The American economy expanded at a slower pace in the first quarter of 2023, growing at an annual rate of 1.4 percent from January through March. This represents the slowest quarterly growth since spring 2022, according to government data released on Thursday. The latest figures represent a slight upgrade from the previous estimate. Consumer spending, a key driver of economic growth, increased by just 1.5 percent, down from an initial estimate of 2 percent. This slowdown in consumer spending suggests that high interest rates may be starting to impact the economy.
The Commerce Department had previously estimated that the gross domestic product (GDP) – the total output of goods and services in the economy – expanded at a 1.3 percent rate in the first quarter. This represents a significant slowdown compared to the robust 3.4 percent growth rate seen in the final three months of 2022.
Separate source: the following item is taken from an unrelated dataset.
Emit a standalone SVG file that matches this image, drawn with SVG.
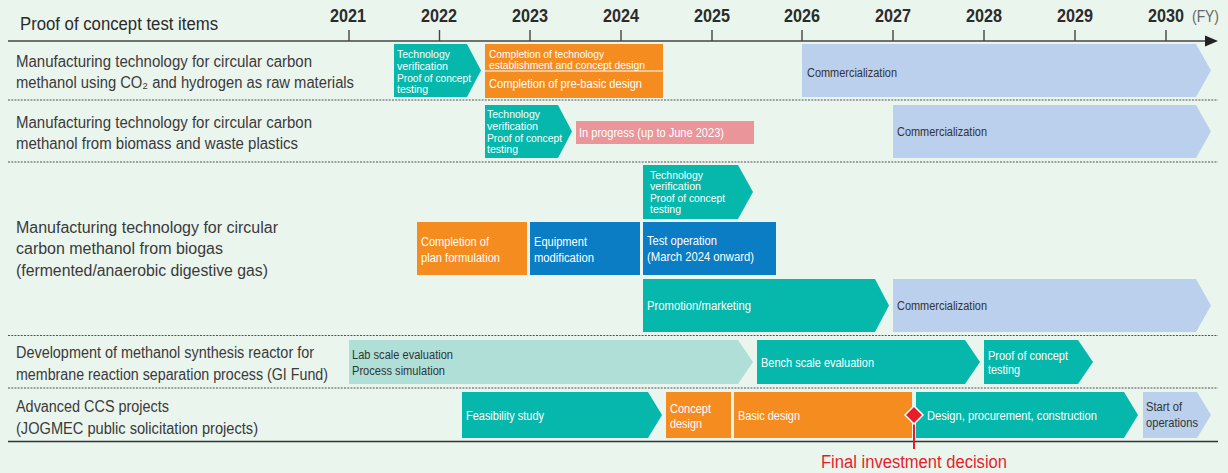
<svg xmlns="http://www.w3.org/2000/svg" width="1228" height="473" viewBox="0 0 1228 473">
<style>
text{font-family:"Liberation Sans",Arial,sans-serif;}
.yr{font-size:18px;font-weight:bold;fill:#2b2b2b;text-anchor:middle;}
.lbl{font-size:16px;fill:#3a3a3a;}
.w{font-size:13px;fill:#ffffff;}
.s{font-size:11px;fill:#ffffff;}
.d{font-size:12.5px;fill:#333333;}
.teal{fill:#05B8AB;}
.orange{fill:#F58C20;}
.blue{fill:#0A7DC5;}
.lblue{fill:#BAD0EC;}
.pink{fill:#E99599;}
.lteal{fill:#B0DFD8;}
.sep{stroke:#555;stroke-width:1.2;stroke-dasharray:2 1.2;fill:none;}
.tick{stroke:#444;stroke-width:1.4;}
</style>
<rect x="0" y="0" width="1228" height="473" fill="#EAF5EE"/>

<g id="axis">
<text x="20" y="30" font-size="17.5" fill="#2b2b2b" textLength="198" lengthAdjust="spacingAndGlyphs">Proof of concept test items</text>
<line x1="8" y1="41" x2="1208" y2="41" stroke="#444" stroke-width="1.6"/>
<polygon points="1205,35.5 1218,41 1205,46.5" fill="#222"/>
<g class="tick">
<line x1="349" y1="30" x2="349" y2="41"/><line x1="439.5" y1="30" x2="439.5" y2="41"/><line x1="530" y1="30" x2="530" y2="41"/><line x1="621" y1="30" x2="621" y2="41"/><line x1="712" y1="30" x2="712" y2="41"/><line x1="802" y1="30" x2="802" y2="41"/><line x1="893" y1="30" x2="893" y2="41"/><line x1="984" y1="30" x2="984" y2="41"/><line x1="1075" y1="30" x2="1075" y2="41"/><line x1="1166" y1="30" x2="1166" y2="41"/>
</g>
<text class="yr" x="348" y="21.5" textLength="36" lengthAdjust="spacingAndGlyphs">2021</text>
<text class="yr" x="439" y="21.5" textLength="36" lengthAdjust="spacingAndGlyphs">2022</text>
<text class="yr" x="530" y="21.5" textLength="36" lengthAdjust="spacingAndGlyphs">2023</text>
<text class="yr" x="621" y="21.5" textLength="36" lengthAdjust="spacingAndGlyphs">2024</text>
<text class="yr" x="712" y="21.5" textLength="36" lengthAdjust="spacingAndGlyphs">2025</text>
<text class="yr" x="802" y="21.5" textLength="36" lengthAdjust="spacingAndGlyphs">2026</text>
<text class="yr" x="893" y="21.5" textLength="36" lengthAdjust="spacingAndGlyphs">2027</text>
<text class="yr" x="984" y="21.5" textLength="36" lengthAdjust="spacingAndGlyphs">2028</text>
<text class="yr" x="1075" y="21.5" textLength="36" lengthAdjust="spacingAndGlyphs">2029</text>
<text class="yr" x="1166" y="21.5" textLength="36" lengthAdjust="spacingAndGlyphs">2030</text>
<text x="1192" y="21.5" font-size="17" fill="#666" textLength="27" lengthAdjust="spacingAndGlyphs">(FY)</text>
</g>

<g id="separators">
<line class="sep" x1="8" y1="100" x2="1218" y2="100"/>
<line class="sep" x1="8" y1="162" x2="1218" y2="162"/>
<line class="sep" x1="8" y1="335.5" x2="1218" y2="335.5"/>
<line class="sep" x1="8" y1="388" x2="1218" y2="388"/>
<line x1="8" y1="441.5" x2="1218" y2="441.5" stroke="#333" stroke-width="1.3"/>
</g>

<g id="row-labels">
<text class="lbl" x="16" y="66.5" textLength="296" lengthAdjust="spacingAndGlyphs">Manufacturing technology for circular carbon</text>
<text class="lbl" x="16" y="87.5" textLength="338" lengthAdjust="spacingAndGlyphs">methanol using CO₂ and hydrogen as raw materials</text>
<text class="lbl" x="16" y="128" textLength="296" lengthAdjust="spacingAndGlyphs">Manufacturing technology for circular carbon</text>
<text class="lbl" x="16" y="149" textLength="282" lengthAdjust="spacingAndGlyphs">methanol from biomass and waste plastics</text>
<text class="lbl" x="16" y="233" textLength="262" lengthAdjust="spacingAndGlyphs">Manufacturing technology for circular</text>
<text class="lbl" x="16" y="254" textLength="207" lengthAdjust="spacingAndGlyphs">carbon methanol from biogas</text>
<text class="lbl" x="16" y="275.5" textLength="252" lengthAdjust="spacingAndGlyphs">(fermented/anaerobic digestive gas)</text>
<text class="lbl" x="16" y="357.5" textLength="298" lengthAdjust="spacingAndGlyphs">Development of methanol synthesis reactor for</text>
<text class="lbl" x="16" y="379.5" font-size="15" textLength="312" lengthAdjust="spacingAndGlyphs">membrane reaction separation process (GI Fund)</text>
<text class="lbl" x="16" y="411.5" textLength="153" lengthAdjust="spacingAndGlyphs">Advanced CCS projects</text>
<text class="lbl" x="16" y="433.5" textLength="242" lengthAdjust="spacingAndGlyphs">(JOGMEC public solicitation projects)</text>
</g>

<!-- Row 1 -->
<g id="r1-tech">
<polygon class="teal" points="394,44 467,44 481,70.5 467,97 394,97"/>
<text class="s" x="397" y="57.5" textLength="53" lengthAdjust="spacingAndGlyphs">Technology</text>
<text class="s" x="397" y="69.5" textLength="51" lengthAdjust="spacingAndGlyphs">verification</text>
<text class="s" x="397" y="81.5" textLength="74" lengthAdjust="spacingAndGlyphs">Proof of concept</text>
<text class="s" x="397" y="93" textLength="31" lengthAdjust="spacingAndGlyphs">testing</text>
</g>
<g id="r1-completion">
<rect class="orange" x="485" y="44" width="178" height="54"/>
<line x1="485" y1="71" x2="663" y2="71" stroke="#F7D9B5" stroke-width="1.5"/>
<text class="s" x="489" y="57.5" textLength="115" lengthAdjust="spacingAndGlyphs">Completion of technology</text>
<text class="s" x="489" y="68.5" textLength="156" lengthAdjust="spacingAndGlyphs">establishment and concept design</text>
<text class="w" x="489" y="87.5" textLength="153" lengthAdjust="spacingAndGlyphs">Completion of pre-basic design</text>
</g>
<g id="r1-commercial">
<polygon class="lblue" points="802,44 1196,44 1211,70.5 1196,97 802,97"/>
<text class="d" x="807" y="76.5" textLength="90" lengthAdjust="spacingAndGlyphs">Commercialization</text>
</g>

<!-- Row 2 -->
<g id="r2-tech">
<polygon class="teal" points="485,105 558,105 572,131.5 558,158 485,158"/>
<text class="s" x="487" y="117.5" textLength="53" lengthAdjust="spacingAndGlyphs">Technology</text>
<text class="s" x="487" y="129.5" textLength="51" lengthAdjust="spacingAndGlyphs">verification</text>
<text class="s" x="487" y="141.5" textLength="75" lengthAdjust="spacingAndGlyphs">Proof of concept</text>
<text class="s" x="487" y="153" textLength="31" lengthAdjust="spacingAndGlyphs">testing</text>
</g>
<g id="r2-progress">
<rect class="pink" x="576" y="121" width="178" height="23"/>
<text class="w" x="579" y="136.5" textLength="145" lengthAdjust="spacingAndGlyphs">In progress (up to June 2023)</text>
</g>
<g id="r2-commercial">
<polygon class="lblue" points="893,105 1196,105 1211,131.5 1196,158 893,158"/>
<text class="d" x="897" y="136" textLength="90" lengthAdjust="spacingAndGlyphs">Commercialization</text>
</g>

<!-- Row 3 -->
<g id="r3-tech">
<polygon class="teal" points="643,165 738,165 753,192 738,219 643,219"/>
<text class="s" x="650" y="178.5" textLength="53" lengthAdjust="spacingAndGlyphs">Technology</text>
<text class="s" x="650" y="190" textLength="51" lengthAdjust="spacingAndGlyphs">verification</text>
<text class="s" x="650" y="201.5" textLength="75" lengthAdjust="spacingAndGlyphs">Proof of concept</text>
<text class="s" x="650" y="213" textLength="31" lengthAdjust="spacingAndGlyphs">testing</text>
</g>
<g id="r3-plan">
<rect class="orange" x="417" y="222" width="110" height="53"/>
<text class="w" x="421" y="246" textLength="68" lengthAdjust="spacingAndGlyphs">Completion of</text>
<text class="w" x="421" y="262" textLength="79" lengthAdjust="spacingAndGlyphs">plan formulation</text>
</g>
<g id="r3-equipment">
<rect class="blue" x="530" y="222" width="110" height="53"/>
<text class="w" x="534" y="246" textLength="53" lengthAdjust="spacingAndGlyphs">Equipment</text>
<text class="w" x="534" y="262" textLength="60" lengthAdjust="spacingAndGlyphs">modification</text>
</g>
<g id="r3-test">
<rect class="blue" x="643" y="222" width="133" height="53"/>
<text class="w" x="647" y="244.5" textLength="70" lengthAdjust="spacingAndGlyphs">Test operation</text>
<text class="w" x="647" y="260.5" textLength="107" lengthAdjust="spacingAndGlyphs">(March 2024 onward)</text>
</g>
<g id="r3-promotion">
<polygon class="teal" points="643,279 875,279 889,305.5 875,332 643,332"/>
<text class="w" x="647" y="310" textLength="104" lengthAdjust="spacingAndGlyphs">Promotion/marketing</text>
</g>
<g id="r3-commercial">
<polygon class="lblue" points="893,279 1196,279 1211,305.5 1196,332 893,332"/>
<text class="d" x="897" y="310" textLength="90" lengthAdjust="spacingAndGlyphs">Commercialization</text>
</g>

<!-- Row 4 -->
<g id="r4-lab">
<polygon class="lteal" points="349,340 738,340 753,362 738,384 349,384"/>
<text class="d" x="352" y="358.5" font-size="12" textLength="101" lengthAdjust="spacingAndGlyphs">Lab scale evaluation</text>
<text class="d" x="352" y="374.5" font-size="12" textLength="93" lengthAdjust="spacingAndGlyphs">Process simulation</text>
</g>
<g id="r4-bench">
<polygon class="teal" points="757,340 965,340 980,362 965,384 757,384"/>
<text class="w" x="761" y="366.5" textLength="113" lengthAdjust="spacingAndGlyphs">Bench scale evaluation</text>
</g>
<g id="r4-poc">
<polygon class="teal" points="984,340 1078,340 1093,362 1078,384 984,384"/>
<text class="w" x="988" y="360" font-size="12" textLength="80" lengthAdjust="spacingAndGlyphs">Proof of concept</text>
<text class="w" x="988" y="373.5" font-size="12" textLength="32" lengthAdjust="spacingAndGlyphs">testing</text>
</g>

<!-- Row 5 -->
<g id="r5-feasibility">
<polygon class="teal" points="462,392 648,392 662,415 648,438 462,438"/>
<text class="w" x="466" y="420" textLength="78" lengthAdjust="spacingAndGlyphs">Feasibility study</text>
</g>
<g id="r5-concept">
<rect class="orange" x="666" y="392" width="65" height="46"/>
<text class="w" x="670" y="412.5" textLength="41" lengthAdjust="spacingAndGlyphs">Concept</text>
<text class="w" x="670" y="428" textLength="32" lengthAdjust="spacingAndGlyphs">design</text>
</g>
<g id="r5-basic">
<rect class="orange" x="734" y="392" width="178" height="46"/>
<text class="w" x="738" y="420" textLength="62" lengthAdjust="spacingAndGlyphs">Basic design</text>
</g>
<g id="r5-dpc">
<polygon class="teal" points="916,392 1124,392 1138,415 1124,438 916,438"/>
<text class="w" x="927" y="420" textLength="170" lengthAdjust="spacingAndGlyphs">Design, procurement, construction</text>
</g>
<g id="r5-start">
<polygon class="lblue" points="1143,392 1197,392 1211,415 1197,438 1143,438"/>
<text class="d" x="1146" y="411" textLength="36" lengthAdjust="spacingAndGlyphs">Start of</text>
<text class="d" x="1146" y="427" textLength="52" lengthAdjust="spacingAndGlyphs">operations</text>
</g>

<g id="connectors">
<line x1="914" y1="415" x2="914" y2="449" stroke="#E61E2A" stroke-width="2"/>
</g>
<g id="fid">
<polygon points="914,406 923,415 914,424 905,415" fill="#E61E2A" stroke="#ffffff" stroke-width="1.5"/>
<text x="821" y="467.5" font-size="18" fill="#E61E2A" textLength="186" lengthAdjust="spacingAndGlyphs">Final investment decision</text>
</g>
</svg>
However, the report also highlighted that the slowdown in the January-March period was primarily driven by two temporary factors: a surge in imports and a drop in business inventories. These factors can fluctuate significantly from quarter to quarter and don’t necessarily reflect the underlying health of the economy. Imports reduced the first-quarter growth rate by 0.82 percentage points, while lower inventories subtracted another 0.42 percentage points.
Most economists believe that economic growth has rebounded in the current quarter. Matthew Martin, US economist at Oxford Economics, predicts an annual growth rate of around 2 percent for April through June, fueled by continued consumer spending. A forecasting tool developed by the Federal Reserve Bank of Atlanta suggests an even stronger growth rate of 3 percent for the second quarter.